You get two beam saber hilts, one that is molded into a hand and one that stands alone and can't be used for anything. The blade needs to be swapped between the two.
As the BHC is just about as tall as the Huckebein, a little stand to hold it up is included. The hands used for holding the gun only very loosely fit over the grips, the gun is completely held up by the stand.
Even if one of the weapons is a massive cannon that launches exactly what it says in its name, that's not a lot for accessories, and the reissue throws in a couple more. One of the big system changes in the OG series was the ability to rearrange your units' loadouts, and the reissue included two weapons unique to those games, the M13 Shotgun and the M950 Machinegun, as well as an open left hand designed to cradle the shotgun. Because the guns are permanently attached to a right hand there's no option for dual wielding.

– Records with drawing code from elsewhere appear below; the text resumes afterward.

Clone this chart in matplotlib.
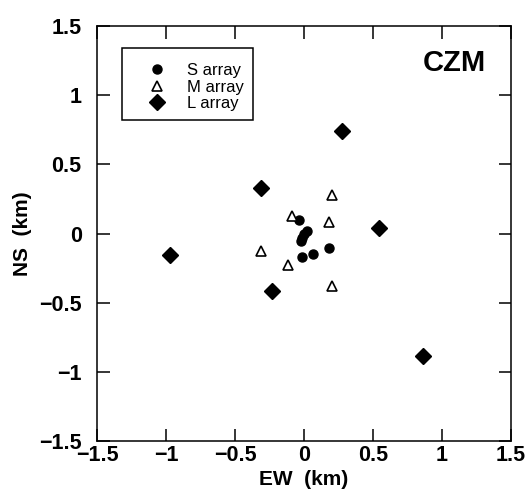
import matplotlib
matplotlib.use("Agg")
import matplotlib.pyplot as plt
from matplotlib.patches import Rectangle

plt.rcParams['font.family'] = ['Liberation Sans', 'DejaVu Sans']

# station coordinates (km)
s_ew = [-0.036, 0.02, 0.0, -0.015, -0.02, -0.018, 0.068, 0.18]
s_ns = [0.10, 0.02, 0.0, -0.03, -0.055, -0.17, -0.148, -0.108]

m_ew = [0.20, -0.085, 0.18, -0.31, -0.115, 0.20]
m_ns = [0.278, 0.13, 0.082, -0.128, -0.225, -0.377]

l_ew = [0.273, -0.312, 0.546, -0.971, -0.23, 0.865]
l_ns = [0.739, 0.331, 0.041, -0.157, -0.418, -0.889]

ticks = [-1.5, -1, -0.5, 0, 0.5, 1, 1.5]
tick_labels = ['\u22121.5', '\u22121', '\u22120.5', '0', '0.5', '1', '1.5']

W, H = 530, 497
fig = plt.figure(figsize=(W / 100, H / 100), dpi=100)
ax = fig.add_axes([97 / W, 1 - 441 / H, 414 / W, 415 / H])

ax.plot(s_ew, s_ns, 'o', color='black', markersize=6.5, label='S array', linestyle='none')
ax.plot(m_ew, m_ns, '^', markerfacecolor='white', markeredgecolor='black',
        markersize=7.5, markeredgewidth=1.2, label='M array', linestyle='none')
ax.plot(l_ew, l_ns, 'D', color='black', markersize=8, label='L array', linestyle='none')

ax.set_xlim(-1.5, 1.5)
ax.set_ylim(-1.5, 1.5)
ax.set_xticks(ticks)
ax.set_yticks(ticks)
ax.set_xticklabels(tick_labels, fontsize=15.5, fontweight='bold')
ax.set_yticklabels(tick_labels, fontsize=15.5, fontweight='bold')
ax.tick_params(direction='in', top=True, right=True, length=9, width=1.1)
ax.tick_params(axis='x', pad=3)
ax.tick_params(axis='y', pad=11)
for sp in ax.spines.values():
    sp.set_linewidth(1.1)

ax.set_xlabel('EW  (km)', fontsize=15, fontweight='bold', labelpad=3)
ax.set_ylabel('NS  (km)', fontsize=15, fontweight='bold', labelpad=5)

ax.text(0.94, 0.91, 'CZM', transform=ax.transAxes, fontsize=21,
        fontweight='bold', ha='right', va='center')

# legend box
ax.add_patch(Rectangle((0.0597, 0.773), 0.3171, 0.174, transform=ax.transAxes,
                       fill=False, edgecolor='black', linewidth=1.1, zorder=5))
leg = ax.legend(loc='upper left', bbox_to_anchor=(149 / W, 1 - 63 / H),
                bbox_transform=fig.transFigure, fontsize=12, frameon=False,
                borderpad=0, borderaxespad=0, handlelength=1.0,
                handletextpad=1.3, labelspacing=0.1)

fig.savefig('out.png', dpi=100)
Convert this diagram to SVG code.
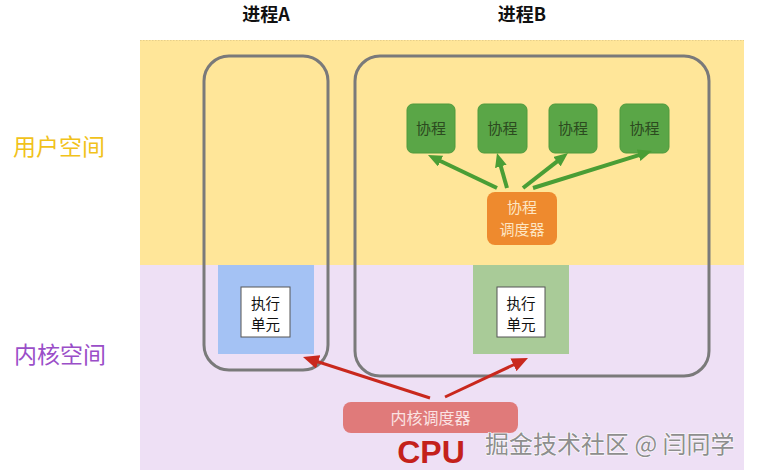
<svg xmlns="http://www.w3.org/2000/svg" width="761" height="475" viewBox="0 0 761 475">
  <defs>
    <style>
      .cjk { font-family: "Noto Sans CJK SC", "Noto Sans", sans-serif; }
      .title { font-size: 18px; font-weight: bold; fill: #111; text-anchor: middle; }
      .side { font-size: 23px; }
      .proc { fill: none; stroke: #7a7a7a; stroke-width: 3; }
      .wbox { fill: #ffffff; stroke: #555; stroke-width: 1; }
      .wtxt { font-size: 14.5px; fill: #111; text-anchor: middle; }
      .co { fill: #5aa647; stroke: #4e9a3c; stroke-width: 1; }
      .cotxt { font-size: 15px; fill: #2c4a20; text-anchor: middle; }
      .otxt { font-size: 15px; fill: #fde6c4; text-anchor: middle; }
      .garrow { stroke: #4a9e35; stroke-width: 4; fill: none; }
      .rarrow { stroke: #c9281d; stroke-width: 3; fill: none; }
    </style>
    <marker id="gHead" markerUnits="userSpaceOnUse" markerWidth="14" markerHeight="12" refX="2" refY="6" orient="auto">
      <path d="M0,0 L14,6 L0,12 z" fill="#4a9e35"/>
    </marker>
    <marker id="rHead" markerUnits="userSpaceOnUse" markerWidth="16" markerHeight="14" refX="2" refY="7" orient="auto">
      <path d="M0,0 L16,7 L0,14 z" fill="#c9281d"/>
    </marker>
  </defs>

  <rect x="0" y="0" width="761" height="475" fill="#ffffff"/>

  <g id="bands">
    <rect x="140" y="40" width="604" height="225" fill="#ffe699"/>
    <line x1="140" y1="40.5" x2="744" y2="40.5" stroke="#e6cf8a" stroke-width="1" stroke-dasharray="1.5 1.5"/>
    <rect x="140" y="265" width="604" height="205" fill="#eee0f5"/>
  </g>

  <g id="labels">
    <text class="cjk title" x="266" y="21">进程A</text>
    <text class="cjk title" x="522" y="21">进程B</text>
    <text class="cjk side" x="13" y="155" fill="#f1c21b">用户空间</text>
    <text class="cjk side" x="14" y="363" fill="#9a4ec8">内核空间</text>
  </g>

  <g id="execA-area">
    <rect x="218" y="265" width="96" height="89" fill="#a4c2f4"/>
  </g>
  <g id="execB-area">
    <rect x="473" y="265" width="96" height="89" fill="#a9cb98"/>
  </g>

  <g id="processA">
    <rect class="proc" x="204" y="56" width="124" height="314" rx="25"/>
  </g>
  <g id="processB">
    <rect class="proc" x="355" y="56" width="354" height="320" rx="25"/>
  </g>

  <g id="execA">
    <rect class="wbox" x="241" y="287" width="49" height="50"/>
    <text class="cjk wtxt" x="265.5" y="308.5">执行</text>
    <text class="cjk wtxt" x="265.5" y="330">单元</text>
  </g>
  <g id="execB">
    <rect class="wbox" x="497" y="287" width="48" height="50"/>
    <text class="cjk wtxt" x="521" y="308.5">执行</text>
    <text class="cjk wtxt" x="521" y="330">单元</text>
  </g>

  <g id="co1">
    <rect class="co" x="407" y="104" width="48" height="49" rx="6"/>
    <text class="cjk cotxt" x="431" y="134">协程</text>
  </g>
  <g id="co2">
    <rect class="co" x="478" y="104" width="49" height="49" rx="6"/>
    <text class="cjk cotxt" x="502.5" y="134">协程</text>
  </g>
  <g id="co3">
    <rect class="co" x="549" y="104" width="48" height="49" rx="6"/>
    <text class="cjk cotxt" x="573" y="134">协程</text>
  </g>
  <g id="co4">
    <rect class="co" x="620" y="104" width="49" height="49" rx="6"/>
    <text class="cjk cotxt" x="644.5" y="134">协程</text>
  </g>

  <g id="coScheduler">
    <rect x="487" y="192" width="70" height="53" rx="8" fill="#ee8a2e"/>
    <text class="cjk otxt" x="522" y="213">协程</text>
    <text class="cjk otxt" x="522" y="235">调度器</text>
  </g>

  <g id="kernelScheduler">
    <rect x="343" y="402" width="175" height="31" rx="8" fill="#e07a7a"/>
    <text class="cjk" x="430.5" y="424" font-size="16" fill="#fbe3e3" text-anchor="middle">内核调度器</text>
  </g>

  <g id="cpu">
    <text x="431" y="463" font-family="Liberation Sans, Arial, sans-serif" font-size="32" font-weight="bold" fill="#c4211b" text-anchor="middle">CPU</text>
  </g>

  <g id="connectors">
    <line class="garrow" x1="497" y1="188" x2="438.8" y2="160.2" marker-end="url(#gHead)"/>
    <line class="garrow" x1="507" y1="188" x2="500.3" y2="164.5" marker-end="url(#gHead)"/>
    <line class="garrow" x1="523" y1="188" x2="558.5" y2="160.4" marker-end="url(#gHead)"/>
    <line class="garrow" x1="533" y1="188" x2="640.5" y2="154.6" marker-end="url(#gHead)"/>
    <line class="rarrow" x1="430" y1="398" x2="316.3" y2="361.3" marker-end="url(#rHead)"/>
    <line class="rarrow" x1="445" y1="397" x2="515.3" y2="364" marker-end="url(#rHead)"/>
  </g>

  <g id="watermark">
    <text class="cjk" x="485" y="453" font-size="24" fill="#8e8e8e" stroke="#ffffff" stroke-width="1.2" paint-order="stroke">掘金技术社区 @ 闫同学</text>
  </g>
</svg>
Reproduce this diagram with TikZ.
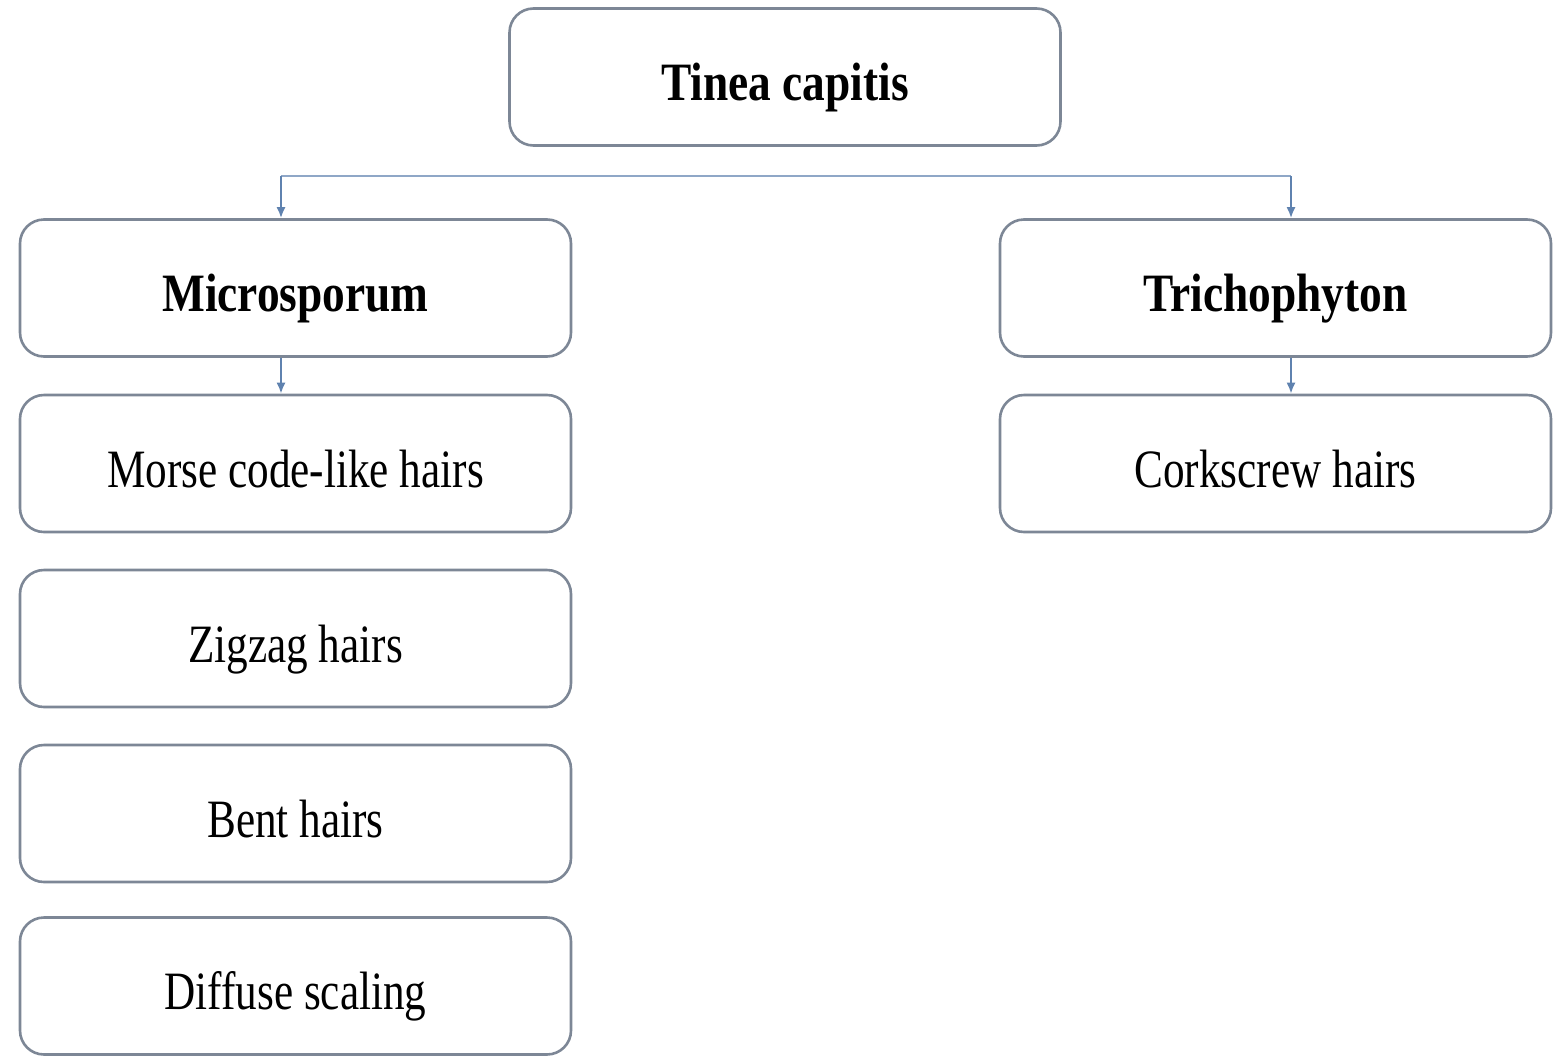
\documentclass[tikz,border=0pt]{standalone}
\usepackage{fontspec}
\setmainfont{Liberation Serif}[FakeStretch=0.8,BoldFeatures={FakeStretch=0.84}]
\usetikzlibrary{arrows.meta}
\definecolor{boxline}{RGB}{125,135,150}
\definecolor{conn}{RGB}{95,130,175}
\begin{document}
\begin{tikzpicture}[x=1pt,y=-1pt,
  card/.style={draw=boxline,line width=2.6pt,rounded corners=24pt,fill=white,
    minimum width=551pt,minimum height=137pt,inner sep=0pt,
    text height=59pt,text depth=12pt,
    font=\fontsize{54}{60}\selectfont},
  bcard/.style={card,font=\fontsize{54}{60}\selectfont\bfseries},
  link/.style={draw=conn,line width=2pt,-{Latex[length=11pt,width=9pt]}},
  bar/.style={draw=conn!70,line width=2pt}]
\useasboundingbox (0,0) rectangle (1565,1055);
\node[bcard] (top) at (785,77) {Tinea capitis};
\node[bcard] (micro) at (295.5,288) {Microsporum};
\node[bcard] (tricho) at (1275.5,288) {Trichophyton};
\node[card] (morse) at (295.5,463.5) {Morse code-like hairs};
\node[card] (zig) at (295.5,638.5) {Zigzag hairs};
\node[card] (bent) at (295.5,813.5) {Bent hairs};
\node[card] (diff) at (295.5,986) {Diffuse scaling};
\node[card] (cork) at (1275.5,463.5) {Corkscrew hairs};
\coordinate (bl) at (281,176);
\coordinate (br) at (1291,176);
\draw[bar] (bl) -- (br);
\draw[link] (bl) -- (bl |- micro.north);
\draw[link] (br) -- (br |- tricho.north);
\draw[link] (micro.south -| bl) -- (morse.north -| bl);
\draw[link] (tricho.south -| br) -- (cork.north -| br);
\end{tikzpicture}
\end{document}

The shotgun is a little too long to be able to use both hands, I had to cheat a little bit to get this pose, and even then it was really hard to get right.
These guns look nice but are really rubbery, and bend really easily.
The Huckebein isn't too expensive, but it's a little harder to find on the aftermarket, and in particular the alternate colors don't show up too often. I was really looking forward to getting this, and ended up pretty much disappointed all around, although most of that came from having a semi-rare figure fall apart in my hands. Due to my worries about the repaired shoulders and wing binders breaking and anything else, I'm not even confident enough to leave it out as a display piece.
Even Zeonography Zaku was not having it with this guy's nonsense, and Zeonography Zaku is cool with everybody.
I said this in my first review, but it's been a while and I feel like a reminder is in order: I do not recommend these toys to anybody.